I go inside one of the houses. It’s the home of Jim and Anne—two customers I used to do work for. Jim and Anne say we can stay with them. My mum has now morphed into my ex-wife. We have our oldest daughter with us. I leave my mum-cum-ex-wife and daughter with Jim and Anne and go for a walk around the cul-de-sac.
I find a phone laying in the street. I pick it up and consider keeping it, but then I decide to try and find the owner. I knock at the house next door to Jim’s and ask the man who answers if he’s lost his phone. He says the phone is his and he thanks me for returning it. Then the man comes out of his house and asks me to follow him. We walk down the side of his house and he points to the side wall. “Can you crack it?” he asks, “I want to claim on my insurance.” I nip next door to Jim’s back garden and return with a massive sledgehammer. I smash the hammer into the wall and cause a few cracks. Jim hears the noise and comes round to take photos in case his house is damaged in the process.

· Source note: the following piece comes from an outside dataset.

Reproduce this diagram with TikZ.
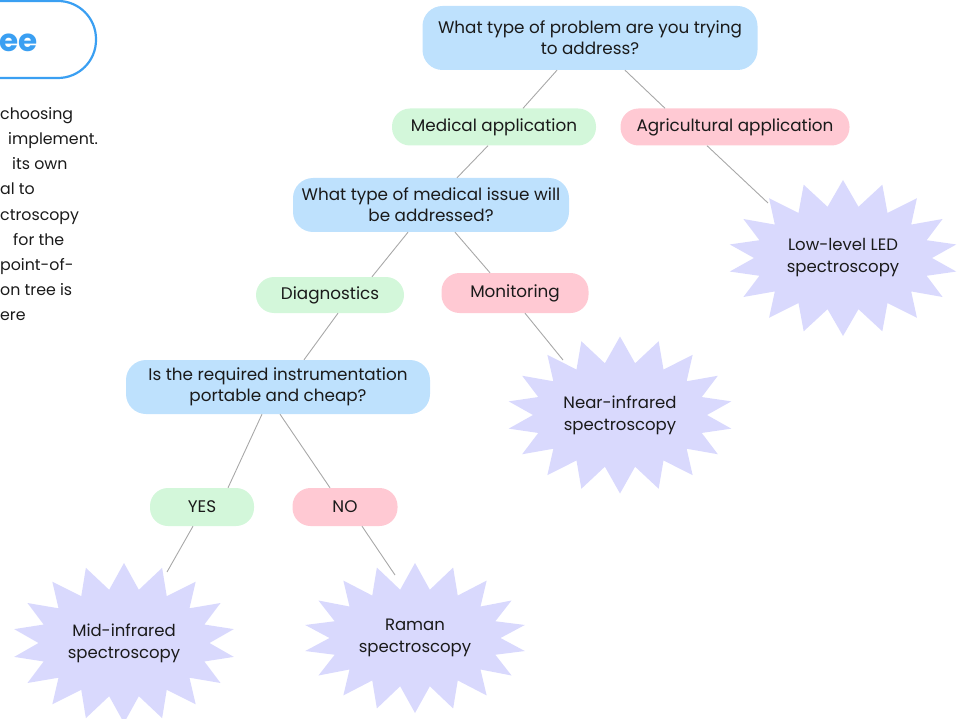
\documentclass[tikz,border=0pt]{standalone}
\usepackage{fontspec}
\setmainfont{Poppins}
\usetikzlibrary{shapes.symbols,calc}
\definecolor{qblue}{HTML}{BEE1FD}
\definecolor{agreen}{HTML}{D3F7DA}
\definecolor{apink}{HTML}{FFC9D3}
\definecolor{starfill}{HTML}{D9D9FD}
\definecolor{linegray}{HTML}{A8A8A8}
\definecolor{titleblue}{HTML}{3A9FF2}
\definecolor{inkgray}{HTML}{1A1A1A}

\begin{document}
\begin{tikzpicture}[x=1pt,y=-1pt,
    every node/.style={text=inkgray,font=\fontsize{16.8}{21}\selectfont,align=center,inner sep=0pt},
    qbox/.style={fill=qblue,rounded corners=20pt},
    pillg/.style={fill=agreen,rounded corners=18pt},
    pillp/.style={fill=apink,rounded corners=18pt},
    burst/.style={starburst,starburst points=18,starburst point height=26pt,
        random starburst=0,fill=starfill,font=\fontsize{16.5}{22}\selectfont},
    link/.style={draw=linegray,line width=0.9pt}]
    \useasboundingbox (0,0) rectangle (960,719);
    \clip (0,0) rectangle (960,719);
    % title and side text, cut at the page edge
    \draw[titleblue,line width=2.2pt,rounded corners=38pt] (-200,1) rectangle (96,78);
    \node[anchor=base west,text=titleblue,font=\fontsize{31}{34}\selectfont\bfseries] (title) at (-1,52) {ee};
    \node[anchor=north west,align=left,text=inkgray,font=\fontsize{15.8}{25.2}\selectfont] (side) at (0,107)
        {choosing\\ \hspace*{8pt}implement.\\ \hspace*{12pt}its own\\ al to\\ ctroscopy\\
         \hspace*{13pt}for the\\ point-of-\\ on tree is\\ ere};

    % questions and answers
    \node[qbox,minimum width=335pt,minimum height=64pt] (q1) at (590,38)
        {What type of problem are you trying\\to address?};
    \node[pillg,minimum width=204pt,minimum height=37pt] (med) at (494,127) {Medical application};
    \node[pillp,minimum width=229pt,minimum height=37pt] (agr) at (735,127) {Agricultural application};
    \node[qbox,minimum width=276pt,minimum height=54pt] (q2) at (431,205)
        {What type of medical issue will\\be addressed?};
    \node[pillg,minimum width=148pt,minimum height=36pt] (diag) at (330,295) {Diagnostics};
    \node[pillp,minimum width=147pt,minimum height=40pt] (mon) at (515,293) {Monitoring};
    \node[qbox,minimum width=304pt,minimum height=54pt] (q3) at (278,387)
        {Is the required instrumentation\\portable and cheap?};
    \node[pillg,minimum width=104pt,minimum height=38pt] (yes) at (202,507) {YES};
    \node[pillp,minimum width=105pt,minimum height=38pt] (no) at (345,507) {NO};

    % results
    \node[burst,minimum width=230pt,minimum height=156pt] (led) at (843,258) {Low-level LED\\spectroscopy};
    \node[burst,minimum width=226pt,minimum height=157pt] (nir) at (620,415) {Near-infrared\\spectroscopy};
    \node[burst,minimum width=223pt,minimum height=160pt] (mir) at (124,643) {Mid-infrared\\spectroscopy};
    \node[burst,minimum width=223pt,minimum height=150pt] (raman) at (415,638) {Raman\\spectroscopy};

    % connectors
    \draw[link] ([xshift=-33pt]q1.south) -- ([xshift=29pt]med.north);
    \draw[link] ([xshift=35pt]q1.south) -- ([xshift=-70pt]agr.north);
    \draw[link] ([xshift=-6pt]med.south) -- ([xshift=26pt]q2.north);
    \draw[link] ([xshift=-28pt]agr.south) -- ($(led.center)+(-75,-55)$);
    \draw[link] ([xshift=-23pt]q2.south) -- ([xshift=42pt]diag.north);
    \draw[link] ([xshift=24pt]q2.south) -- ([xshift=-25pt]mon.north);
    \draw[link] ([xshift=8pt]diag.south) -- ([xshift=26pt]q3.north);
    \draw[link] ([xshift=10pt]mon.south) -- ($(nir.center)+(-57,-55)$);
    \draw[link] ([xshift=-16pt]q3.south) -- ([xshift=26pt]yes.north);
    \draw[link] ([xshift=2pt]q3.south) -- ([xshift=-15pt]no.north);
    \draw[link] ([xshift=-9pt]yes.south) -- ($(mir.center)+(43,-71)$);
    \draw[link] ([xshift=17pt]no.south) -- ($(raman.center)+(-20,-63)$);
\end{tikzpicture}
\end{document}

Suddenly, I hear screaming coming from the house the other side of Jim’s. I rush round and find a woman in the kitchen doing CPR on her elderly mother. The mother is bleeding heavily, but she is still alive. I tell the daughter to stop doing CPR. I run back to Jim’s house and ask Anne to call 999. Then I wait outside for the ambulance to arrive. The paramedics soon turn up and we go into the neighbour’s house expecting to see the mother still lying on the floor covered in blood, but everything is suspiciously normal. The mother and daughter are fine. There’s no blood. It’s as if nothing happened.
I return to Jim’s house. My ex-wife asks me to take her away for a weekend. She waves a credit card at me and complains it’s not working. I tell her I don’t want to spend any time with her. I look round and see my daughter piling up food and drink by the front door. She says she’s leaving because she hates her mum.